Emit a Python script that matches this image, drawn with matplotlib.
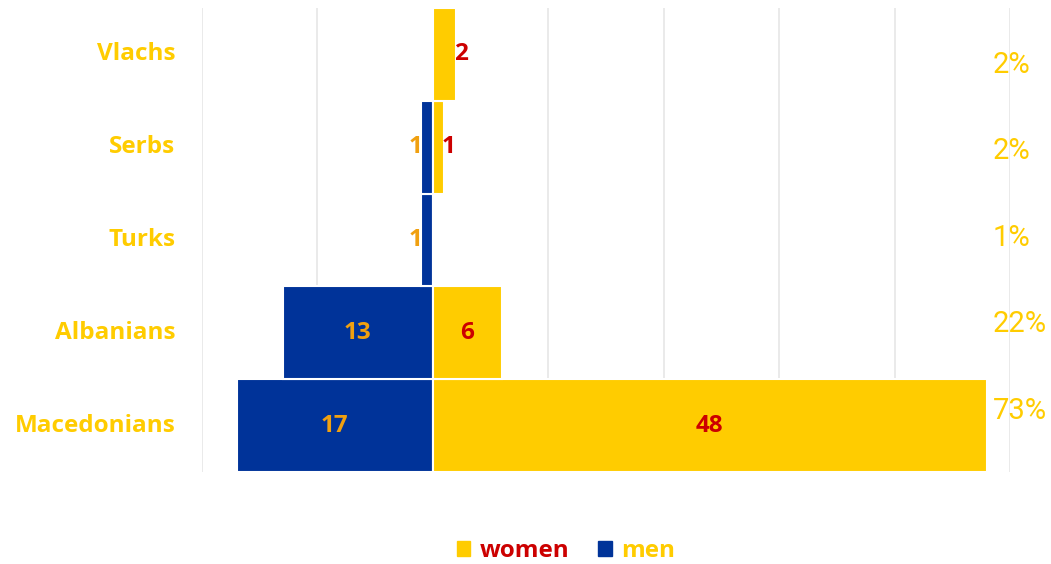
import matplotlib
matplotlib.use("Agg")
import matplotlib.pyplot as plt
from matplotlib.patches import Patch
import numpy as np

categories = ["Macedonians", "Albanians", "Turks", "Serbs", "Vlachs"]
men = [17, 13, 1, 1, 0]
women = [48, 6, 0, 1, 2]
shares = ["73%", "22%", "1%", "2%", "2%"]

YELLOW = "#FFCC00"
BLUE = "#003399"
RED = "#CC0000"
ORANGE = "#F0A010"
GRID = "#E6E6E6"

plt.rcParams['font.family'] = ['Open Sans', 'DejaVu Sans']

fig = plt.figure(figsize=(10.51, 5.64), dpi=100)
ax = fig.add_axes([202/1051, (564-472)/564, (1010-202)/1051, (472-8)/564])

y = np.arange(len(categories))
ax.barh(y, [-m for m in men], height=1.0, color=BLUE, edgecolor="white", linewidth=1.5, zorder=3)
ax.barh(y, women, height=1.0, color=YELLOW, edgecolor="white", linewidth=1.5, zorder=3)

ax.set_xlim(-20, 50)
ax.set_ylim(-0.5, len(categories) - 0.5)
ax.set_xticks(np.arange(-20, 51, 10))
ax.xaxis.grid(True, color=GRID, linewidth=1.2, zorder=0)
ax.tick_params(axis='both', length=0)
ax.set_xticklabels([])
ax.set_yticks([])
for s in ax.spines.values():
    s.set_visible(False)

# category labels
for yi, c in zip(y, categories):
    ax.text(-20 - 2.3, yi, c, ha='right', va='center', fontsize=17.5, fontweight='bold',
            color=YELLOW, clip_on=False)

# value labels
for yi, m, w in zip(y, men, women):
    if m > 0:
        xm = -m / 2 if m > 3 else -m - 0.5
        ax.text(xm, yi, str(m), ha='center', va='center', fontsize=17.5, fontweight='bold',
                color=ORANGE, zorder=5)
    if w > 0:
        xw = w / 2 if w > 3 else w + 0.4
        ax.text(xw, yi, str(w), ha='center', va='center', fontsize=17.5, fontweight='bold',
                color=RED, zorder=5)

# share labels
fr = np.linspace((472-411)/464, (472-65)/464, len(shares))
for f, s in zip(fr, shares):
    ax.text(48.5, f, s, transform=ax.get_xaxis_transform(), ha='left', va='center',
            fontsize=21, color=YELLOW, family=['Roboto', 'DejaVu Sans'], clip_on=False)

handles = [Patch(color=YELLOW, label='women'), Patch(color=BLUE, label='men')]
leg = fig.legend(handles=handles, loc='center', bbox_to_anchor=(566/1051, 1 - 551/564),
                 ncol=2, frameon=False, prop={'weight': 'bold', 'size': 17.5},
                 handlelength=0.55, handleheight=0.55, handletextpad=0.38, columnspacing=1.2)
for t, col in zip(leg.get_texts(), [RED, YELLOW]):
    t.set_color(col)

fig.savefig("out.png", dpi=100)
- - -
Set the listing down in full and exactly. Pictures within it should not appear in the copy.

:: Answer for this exercise ::
Emit a Python script that matches this image, drawn with matplotlib.
import matplotlib
matplotlib.use("Agg")
import matplotlib.pyplot as plt
from matplotlib.patches import Patch
import numpy as np

categories = ["Macedonians", "Albanians", "Turks", "Serbs", "Vlachs"]
men = [17, 13, 1, 1, 0]
women = [48, 6, 0, 1, 2]
shares = ["73%", "22%", "1%", "2%", "2%"]

YELLOW = "#FFCC00"
BLUE = "#003399"
RED = "#CC0000"
ORANGE = "#F0A010"
GRID = "#E6E6E6"

plt.rcParams['font.family'] = ['Open Sans', 'DejaVu Sans']

fig = plt.figure(figsize=(10.51, 5.64), dpi=100)
ax = fig.add_axes([202/1051, (564-472)/564, (1010-202)/1051, (472-8)/564])

y = np.arange(len(categories))
ax.barh(y, [-m for m in men], height=1.0, color=BLUE, edgecolor="white", linewidth=1.5, zorder=3)
ax.barh(y, women, height=1.0, color=YELLOW, edgecolor="white", linewidth=1.5, zorder=3)

ax.set_xlim(-20, 50)
ax.set_ylim(-0.5, len(categories) - 0.5)
ax.set_xticks(np.arange(-20, 51, 10))
ax.xaxis.grid(True, color=GRID, linewidth=1.2, zorder=0)
ax.tick_params(axis='both', length=0)
ax.set_xticklabels([])
ax.set_yticks([])
for s in ax.spines.values():
    s.set_visible(False)

# category labels
for yi, c in zip(y, categories):
    ax.text(-20 - 2.3, yi, c, ha='right', va='center', fontsize=17.5, fontweight='bold',
            color=YELLOW, clip_on=False)

# value labels
for yi, m, w in zip(y, men, women):
    if m > 0:
        xm = -m / 2 if m > 3 else -m - 0.5
        ax.text(xm, yi, str(m), ha='center', va='center', fontsize=17.5, fontweight='bold',
                color=ORANGE, zorder=5)
    if w > 0:
        xw = w / 2 if w > 3 else w + 0.4
        ax.text(xw, yi, str(w), ha='center', va='center', fontsize=17.5, fontweight='bold',
                color=RED, zorder=5)

# share labels
fr = np.linspace((472-411)/464, (472-65)/464, len(shares))
for f, s in zip(fr, shares):
    ax.text(48.5, f, s, transform=ax.get_xaxis_transform(), ha='left', va='center',
            fontsize=21, color=YELLOW, family=['Roboto', 'DejaVu Sans'], clip_on=False)

handles = [Patch(color=YELLOW, label='women'), Patch(color=BLUE, label='men')]
leg = fig.legend(handles=handles, loc='center', bbox_to_anchor=(566/1051, 1 - 551/564),
                 ncol=2, frameon=False, prop={'weight': 'bold', 'size': 17.5},
                 handlelength=0.55, handleheight=0.55, handletextpad=0.38, columnspacing=1.2)
for t, col in zip(leg.get_texts(), [RED, YELLOW]):
    t.set_color(col)

fig.savefig("out.png", dpi=100)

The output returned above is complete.